→ **Task instructions**:
From the first line of the data down to and including the line with "var temperaturas = ['150°C', '170°C'];", copy everything exactly, leaving out pictures.

Dataset records
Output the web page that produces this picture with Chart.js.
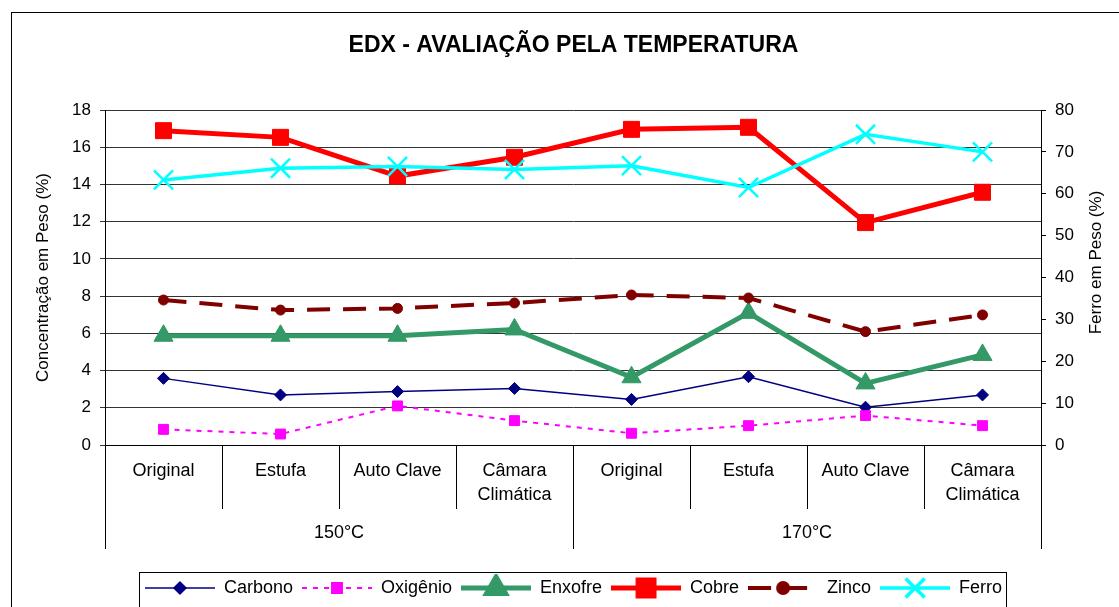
<!DOCTYPE html>
<html>
<head>
<meta charset="utf-8">
<script src="https://cdn.jsdelivr.net/npm/chart.js@4.4.1/dist/chart.umd.min.js"></script>
<style>
  body { margin: 0; background: #fff; }
  canvas { display: block; }
</style>
</head>
<body>
<canvas id="edx" width="1119" height="607"></canvas>
<script>
// categorias (amostras) e grupos de temperatura
var categorias = ['Original', 'Estufa', 'Auto Clave', ['Câmara', 'Climática'],
                  'Original', 'Estufa', 'Auto Clave', ['Câmara', 'Climática']];
var temperaturas = ['150°C', '170°C'];

// concentração em peso (%) - eixo esquerdo
var carbono  = [3.58, 2.69, 2.87, 3.04, 2.45, 3.67, 2.03, 2.69];
var oxigenio = [0.84, 0.59, 2.10, 1.31, 0.63, 1.04, 1.58, 1.04];
var enxofre  = [5.87, 5.87, 5.87, 6.21, 3.64, 7.10, 3.31, 4.84];
var cobre    = [16.89, 16.53, 14.45, 15.46, 16.96, 17.07, 11.95, 13.58];
var zinco    = [7.79, 7.25, 7.34, 7.63, 8.06, 7.90, 6.09, 6.99];
// ferro em peso (%) - eixo direito
var ferro    = [63.3, 66.1, 66.5, 65.8, 66.7, 61.5, 74.2, 70.0];

// escalas
var escalaEsq = { min: 0, max: 18, passo: 2 };
var escalaDir = { min: 0, max: 80, passo: 10 };

Chart.defaults.font.family = '"Liberation Sans", Arial, sans-serif';
Chart.defaults.color = '#000';

function serie(label, data, cor, largura, estilo, raio, extra) {
  var ds = {
    label: label,
    data: data,
    borderColor: cor,
    backgroundColor: cor,
    borderWidth: largura,
    pointStyle: estilo,
    pointRadius: raio,
    pointHoverRadius: raio,
    pointBackgroundColor: cor,
    pointBorderColor: cor,
    pointBorderWidth: 1,
    tension: 0,
    fill: false
  };
  for (var k in extra) ds[k] = extra[k];
  return ds;
}

var series = [
  serie('Carbono', carbono, '#000080', 1.5, 'rectRot', 6, { order: 5 }),
  serie('Oxigênio', oxigenio, '#FF00FF', 2, 'rect', 7, { borderDash: [5, 6], order: 4 }),
  serie('Enxofre', enxofre, '#339966', 5, 'triangle', 11, { order: 3 }),
  serie('Cobre', cobre, '#FF0000', 5, 'rect', 11.3, { order: 2 }),
  serie('Zinco', zinco, '#800000', 4, 'circle', 5, { borderDash: [23, 13], order: 1 }),
  serie('Ferro', ferro, '#00FFFF', 3.5, 'crossRot', 13.5, { pointBorderWidth: 2.5, yAxisID: 'y1', order: 0 })
];

// amostra de linha + marcador para a legenda
function amostra(ds) {
  var cv = document.createElement('canvas');
  cv.width = 70; cv.height = 28;
  var c = cv.getContext('2d');
  c.strokeStyle = ds.borderColor;
  c.lineWidth = ds.borderWidth;
  c.setLineDash(ds.borderDash || []);
  c.beginPath(); c.moveTo(0, 14); c.lineTo(70, 14); c.stroke();
  c.setLineDash([]);
  c.fillStyle = ds.pointBackgroundColor;
  c.strokeStyle = ds.pointBorderColor;
  Chart.helpers.drawPoint(c, { pointStyle: ds.pointStyle, radius: ds.pointRadius, borderWidth: ds.pointBorderWidth, rotation: 0 }, 35, 14);
  return cv;
}

var moldura = {
  id: 'moldura',
  beforeDraw: function (chart) {
    var c = chart.ctx;
    c.save();
    c.fillStyle = '#fff';
    c.fillRect(0, 0, chart.width, chart.height);
    c.strokeStyle = '#000';
    c.lineWidth = 1;
    c.strokeRect(11.5, 12.5, chart.width + 10, chart.height + 10);
    c.restore();
  },
  afterDraw: function (chart) {
    var c = chart.ctx, xs = chart.scales.x, n = categorias.length;
    var porGrupo = n / temperaturas.length;
    c.save();
    c.strokeStyle = '#000';
    c.lineWidth = 1;
    // divisórias das categorias e dos grupos
    for (var i = 0; i <= n; i++) {
      var px;
      if (i === 0) px = xs.left;
      else if (i === n) px = xs.right;
      else px = (xs.getPixelForValue(i - 1) + xs.getPixelForValue(i)) / 2;
      px = Math.round(px) + 0.5;
      var fim = (i % porGrupo === 0) ? xs.bottom + 40 : xs.bottom;
      c.beginPath(); c.moveTo(px, xs.top); c.lineTo(px, fim); c.stroke();
    }
    // caixa da legenda
    var caixas = chart.legend.legendHitBoxes;
    if (caixas && caixas.length) {
      var esq = caixas[0].left - 6;
      var dir = caixas[caixas.length - 1].left + caixas[caixas.length - 1].width + 4;
      var topo = caixas[0].top - 7;
      c.strokeStyle = '#000';
      c.strokeRect(Math.round(esq) + 0.5, Math.round(topo) + 0.5, Math.round(dir - esq), chart.height);
    }
    // título do eixo direito
    var y1 = chart.scales.y1;
    c.translate(y1.right - 23, (y1.top + y1.bottom) / 2 - 15);
    c.rotate(-Math.PI / 2);
    c.font = '17px "Liberation Sans", Arial, sans-serif';
    c.textAlign = 'center';
    c.textBaseline = 'middle';
    c.fillStyle = '#000';
    c.fillText('Ferro em Peso (%)', 0, 0);
    c.restore();
  }
};

new Chart(document.getElementById('edx'), {
  type: 'line',
  data: { labels: categorias, datasets: series },
  options: {
    responsive: false,
    animation: false,
    layout: { padding: { left: 28, right: 0, top: 12, bottom: 0 } },
    plugins: {
      title: {
        display: true,
        text: 'EDX - AVALIAÇÃO PELA TEMPERATURA',
        color: '#000',
        font: { size: 23, weight: 'bold' },
        padding: { top: 20, bottom: 50.4 }
      },
      legend: {
        position: 'bottom',
        labels: {
          usePointStyle: true,
          pointStyleWidth: 70,
          padding: 9,
          color: '#000',
          font: { size: 18 },
          generateLabels: function (chart) {
            return chart.data.datasets.map(function (ds, i) {
              return {
                text: ds.label,
                pointStyle: amostra(ds),
                datasetIndex: i,
                hidden: false,
                fontColor: '#000',
                fillStyle: 'transparent',
                strokeStyle: 'transparent',
                lineWidth: 0
              };
            });
          }
        }
      },
      tooltip: { enabled: false }
    },
    scales: {
      x: {
        type: 'category',
        offset: true,
        grid: { display: false },
        border: { display: true, color: '#000', width: 1 },
        ticks: { padding: 6, autoSkip: false, maxRotation: 0, font: { size: 18, lineHeight: 1.333 } },
        afterFit: function (s) { s.height = 64; }
      },
      x2: {
        type: 'category',
        labels: temperaturas,
        offset: true,
        position: 'bottom',
        grid: { display: false },
        border: { display: false },
        ticks: { padding: 4, font: { size: 18, lineHeight: 1.333 } },
        afterFit: function (s) { s.height = 61; }
      },
      y: {
        position: 'left',
        min: escalaEsq.min,
        max: escalaEsq.max,
        ticks: { stepSize: escalaEsq.passo, padding: 9, font: { size: 17 } },
        grid: { color: '#333', tickLength: 5 },
        border: { color: '#000' },
        title: { display: true, text: 'Concentração em Peso (%)', font: { size: 17 }, padding: { top: 5, bottom: 0 } },
        afterFit: function (s) { s.width = 77; }
      },
      y1: {
        position: 'right',
        min: escalaDir.min,
        max: escalaDir.max,
        ticks: { stepSize: escalaDir.passo, padding: 9, font: { size: 17 } },
        grid: { drawOnChartArea: false, color: '#000', tickLength: 5 },
        border: { color: '#000' },
        afterFit: function (s) { s.width = 78; }
      }
    }
  },
  plugins: [moldura]
});
</script>
</body>
</html>
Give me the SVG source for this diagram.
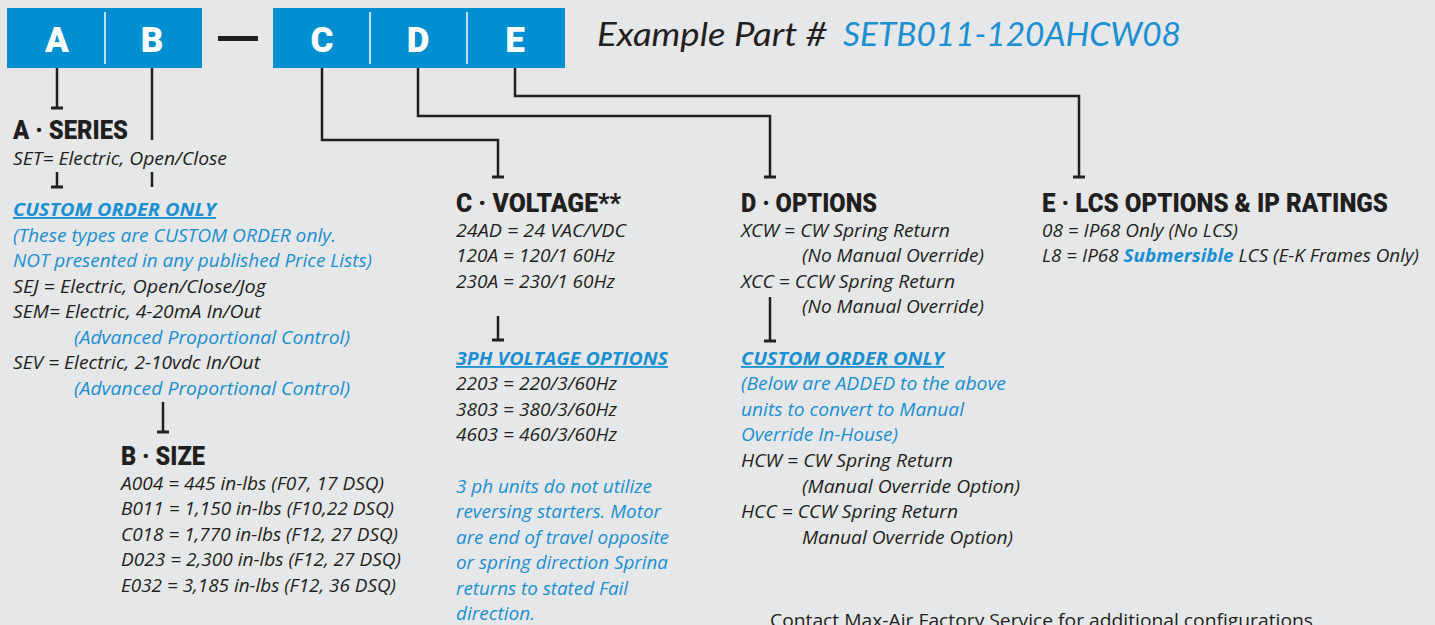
<svg xmlns="http://www.w3.org/2000/svg" width="1435" height="625" viewBox="0 0 1435 625">
<style>
.bg{fill:#e6e7e9}
.box{fill:#008fd0}
.div{stroke:#ffffff;stroke-width:1.5}
.let{font-family:Roboto,"Liberation Sans",sans-serif;font-weight:900;font-size:35px;fill:#ffffff;text-anchor:middle}
.hd{font-family:Roboto,"Liberation Sans",sans-serif;font-weight:900;font-size:26px;fill:#1f201d}
.t{font-family:"Open Sans","Liberation Sans",sans-serif;font-style:italic;font-size:18.5px;fill:#231f20}
.b{font-family:"Open Sans","Liberation Sans",sans-serif;font-style:italic;font-size:18.5px;fill:#1a8fd1}
.bu{font-family:"Open Sans","Liberation Sans",sans-serif;font-style:italic;font-weight:bold;font-size:18.5px;fill:#1a8fd1;text-decoration:underline}
.sb{font-weight:bold;fill:#1a8fd1}
.ex{font-family:Lato,"Liberation Sans",sans-serif;font-style:italic;font-size:32px}
.foot{font-family:"Open Sans","Liberation Sans",sans-serif;font-size:18px;fill:#231f20}
.cn{fill:none;stroke:#231f20;stroke-width:2.5}
.tb{stroke:#231f20;stroke-width:3}
</style>
<rect class="bg" x="0" y="0" width="1435" height="625"/>

<g id="code-box-ab">
<rect class="box" x="7" y="8" width="195" height="60"/>
<line class="div" x1="105" y1="12" x2="105" y2="64"/>
<text class="let" x="57" y="52">A</text>
<text class="let" x="152" y="52">B</text>
</g>
<g id="dash">
<rect x="218" y="36" width="40" height="5" fill="#1f201d"/>
</g>
<g id="code-box-cde">
<rect class="box" x="273" y="8" width="292" height="60"/>
<line class="div" x1="370" y1="12" x2="370" y2="64"/>
<line class="div" x1="467" y1="12" x2="467" y2="64"/>
<text class="let" x="322" y="52">C</text>
<text class="let" x="418" y="52">D</text>
<text class="let" x="515" y="52">E</text>
</g>
<g id="example">
<text class="ex" x="597" y="46" fill="#231f20" textLength="230" lengthAdjust="spacingAndGlyphs">Example Part #</text>
<text class="ex" x="843" y="46" fill="#1a8fd1" textLength="338" lengthAdjust="spacingAndGlyphs">SETB011-120AHCW08</text>
</g>

<g id="connectors">
<path class="cn" d="M57,68 V108"/>
<line class="tb" x1="51" y1="108" x2="63" y2="108"/>
<path class="cn" d="M152,68 V140"/>
<path class="cn" d="M57,172 V187"/>
<line class="tb" x1="51" y1="187" x2="63" y2="187"/>
<path class="cn" d="M152,172 V187"/>
<path class="cn" d="M163,402 V432"/>
<line class="tb" x1="157" y1="432" x2="169" y2="432"/>
<path class="cn" d="M322,68 V140 H498 V177"/>
<line class="tb" x1="492" y1="177" x2="504" y2="177"/>
<path class="cn" d="M418,68 V116 H770 V177"/>
<line class="tb" x1="764" y1="177" x2="776" y2="177"/>
<path class="cn" d="M515,68 V96 H1079 V177"/>
<line class="tb" x1="1073" y1="177" x2="1085" y2="177"/>
<path class="cn" d="M498,316 V340"/>
<line class="tb" x1="492" y1="340" x2="504" y2="340"/>
<path class="cn" d="M770,297 V341"/>
<line class="tb" x1="764" y1="341" x2="776" y2="341"/>
</g>

<g id="series-a">
<text class="hd" x="13" y="139" textLength="115" lengthAdjust="spacingAndGlyphs">A · SERIES</text>
<text class="t" x="13" y="165" textLength="214" lengthAdjust="spacingAndGlyphs">SET= Electric, Open/Close</text>
<text class="bu" x="13" y="216" textLength="203" lengthAdjust="spacingAndGlyphs">CUSTOM ORDER ONLY</text>
<text class="b" x="13" y="242" textLength="323" lengthAdjust="spacingAndGlyphs">(These types are CUSTOM ORDER only.</text>
<text class="b" x="13" y="267" textLength="359" lengthAdjust="spacingAndGlyphs">NOT presented in any published Price Lists)</text>
<text class="t" x="13" y="293" textLength="253" lengthAdjust="spacingAndGlyphs">SEJ = Electric, Open/Close/Jog</text>
<text class="t" x="13" y="318" textLength="248" lengthAdjust="spacingAndGlyphs">SEM= Electric, 4-20mA In/Out</text>
<text class="b" x="74" y="344" textLength="276" lengthAdjust="spacingAndGlyphs">(Advanced Proportional Control)</text>
<text class="t" x="13" y="369" textLength="247" lengthAdjust="spacingAndGlyphs">SEV = Electric, 2-10vdc In/Out</text>
<text class="b" x="74" y="395" textLength="276" lengthAdjust="spacingAndGlyphs">(Advanced Proportional Control)</text>
</g>

<g id="size-b">
<text class="hd" x="121" y="465" textLength="84" lengthAdjust="spacingAndGlyphs">B · SIZE</text>
<text class="t" x="121" y="490" textLength="263" lengthAdjust="spacingAndGlyphs">A004 = 445 in-lbs (F07, 17 DSQ)</text>
<text class="t" x="121" y="515" textLength="273" lengthAdjust="spacingAndGlyphs">B011 = 1,150 in-lbs (F10,22 DSQ)</text>
<text class="t" x="121" y="541" textLength="277" lengthAdjust="spacingAndGlyphs">C018 = 1,770 in-lbs (F12, 27 DSQ)</text>
<text class="t" x="121" y="566" textLength="280" lengthAdjust="spacingAndGlyphs">D023 = 2,300 in-lbs (F12, 27 DSQ)</text>
<text class="t" x="121" y="592" textLength="275" lengthAdjust="spacingAndGlyphs">E032 = 3,185 in-lbs (F12, 36 DSQ)</text>
</g>

<g id="voltage-c">
<text class="hd" x="456" y="212" textLength="165" lengthAdjust="spacingAndGlyphs">C · VOLTAGE**</text>
<text class="t" x="456" y="237" textLength="170" lengthAdjust="spacingAndGlyphs">24AD = 24 VAC/VDC</text>
<text class="t" x="456" y="262" textLength="159" lengthAdjust="spacingAndGlyphs">120A = 120/1 60Hz</text>
<text class="t" x="456" y="288" textLength="159" lengthAdjust="spacingAndGlyphs">230A = 230/1 60Hz</text>
<text class="bu" x="456" y="365" textLength="212" lengthAdjust="spacingAndGlyphs">3PH VOLTAGE OPTIONS</text>
<text class="t" x="456" y="390" textLength="161" lengthAdjust="spacingAndGlyphs">2203 = 220/3/60Hz</text>
<text class="t" x="456" y="416" textLength="161" lengthAdjust="spacingAndGlyphs">3803 = 380/3/60Hz</text>
<text class="t" x="456" y="441" textLength="161" lengthAdjust="spacingAndGlyphs">4603 = 460/3/60Hz</text>
<text class="b" x="456" y="493" textLength="196" lengthAdjust="spacingAndGlyphs">3 ph units do not utilize</text>
<text class="b" x="456" y="518" textLength="205" lengthAdjust="spacingAndGlyphs">reversing starters. Motor</text>
<text class="b" x="456" y="544" textLength="213" lengthAdjust="spacingAndGlyphs">are end of travel opposite</text>
<text class="b" x="456" y="569" textLength="212" lengthAdjust="spacingAndGlyphs">or spring direction Sprina</text>
<text class="b" x="456" y="595" textLength="172" lengthAdjust="spacingAndGlyphs">returns to stated Fail</text>
<text class="b" x="456" y="620" textLength="79" lengthAdjust="spacingAndGlyphs">direction.</text>
</g>

<g id="options-d">
<text class="hd" x="741" y="212" textLength="136" lengthAdjust="spacingAndGlyphs">D · OPTIONS</text>
<text class="t" x="741" y="237" textLength="209" lengthAdjust="spacingAndGlyphs">XCW = CW Spring Return</text>
<text class="t" x="802" y="262" textLength="182" lengthAdjust="spacingAndGlyphs">(No Manual Override)</text>
<text class="t" x="741" y="288" textLength="214" lengthAdjust="spacingAndGlyphs">XCC = CCW Spring Return</text>
<text class="t" x="802" y="313" textLength="182" lengthAdjust="spacingAndGlyphs">(No Manual Override)</text>
<text class="bu" x="741" y="365" textLength="203" lengthAdjust="spacingAndGlyphs">CUSTOM ORDER ONLY</text>
<text class="b" x="741" y="390" textLength="265" lengthAdjust="spacingAndGlyphs">(Below are ADDED to the above</text>
<text class="b" x="741" y="416" textLength="223" lengthAdjust="spacingAndGlyphs">units to convert to Manual</text>
<text class="b" x="741" y="441" textLength="157" lengthAdjust="spacingAndGlyphs">Override In-House)</text>
<text class="t" x="741" y="467" textLength="212" lengthAdjust="spacingAndGlyphs">HCW = CW Spring Return</text>
<text class="t" x="802" y="493" textLength="218" lengthAdjust="spacingAndGlyphs">(Manual Override Option)</text>
<text class="t" x="741" y="518" textLength="217" lengthAdjust="spacingAndGlyphs">HCC = CCW Spring Return</text>
<text class="t" x="802" y="544" textLength="211" lengthAdjust="spacingAndGlyphs">Manual Override Option)</text>
</g>

<g id="lcs-e">
<text class="hd" x="1042" y="212" textLength="346" lengthAdjust="spacingAndGlyphs">E · LCS OPTIONS &amp; IP RATINGS</text>
<text class="t" x="1042" y="237" textLength="196" lengthAdjust="spacingAndGlyphs">08 = IP68 Only (No LCS)</text>
<text class="t" x="1042" y="262" textLength="377" lengthAdjust="spacingAndGlyphs">L8 = IP68 <tspan class="sb">Submersible</tspan> LCS (E-K Frames Only)</text>
</g>

<g id="footer">
<text class="foot" x="770" y="627" textLength="543" lengthAdjust="spacingAndGlyphs">Contact Max-Air Factory Service for additional configurations</text>
</g>
</svg>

→ **Output for this task**:
Output the web page that produces this picture with Chart.js.
<!DOCTYPE html>
<html>
<head>
<meta charset="utf-8">
<script src="https://cdn.jsdelivr.net/npm/chart.js@4.4.1/dist/chart.umd.min.js"></script>
<style>
  body { margin: 0; background: #fff; }
  canvas { display: block; }
</style>
</head>
<body>
<canvas id="edx" width="1119" height="607"></canvas>
<script>
// categorias (amostras) e grupos de temperatura
var categorias = ['Original', 'Estufa', 'Auto Clave', ['Câmara', 'Climática'],
                  'Original', 'Estufa', 'Auto Clave', ['Câmara', 'Climática']];
var temperaturas = ['150°C', '170°C'];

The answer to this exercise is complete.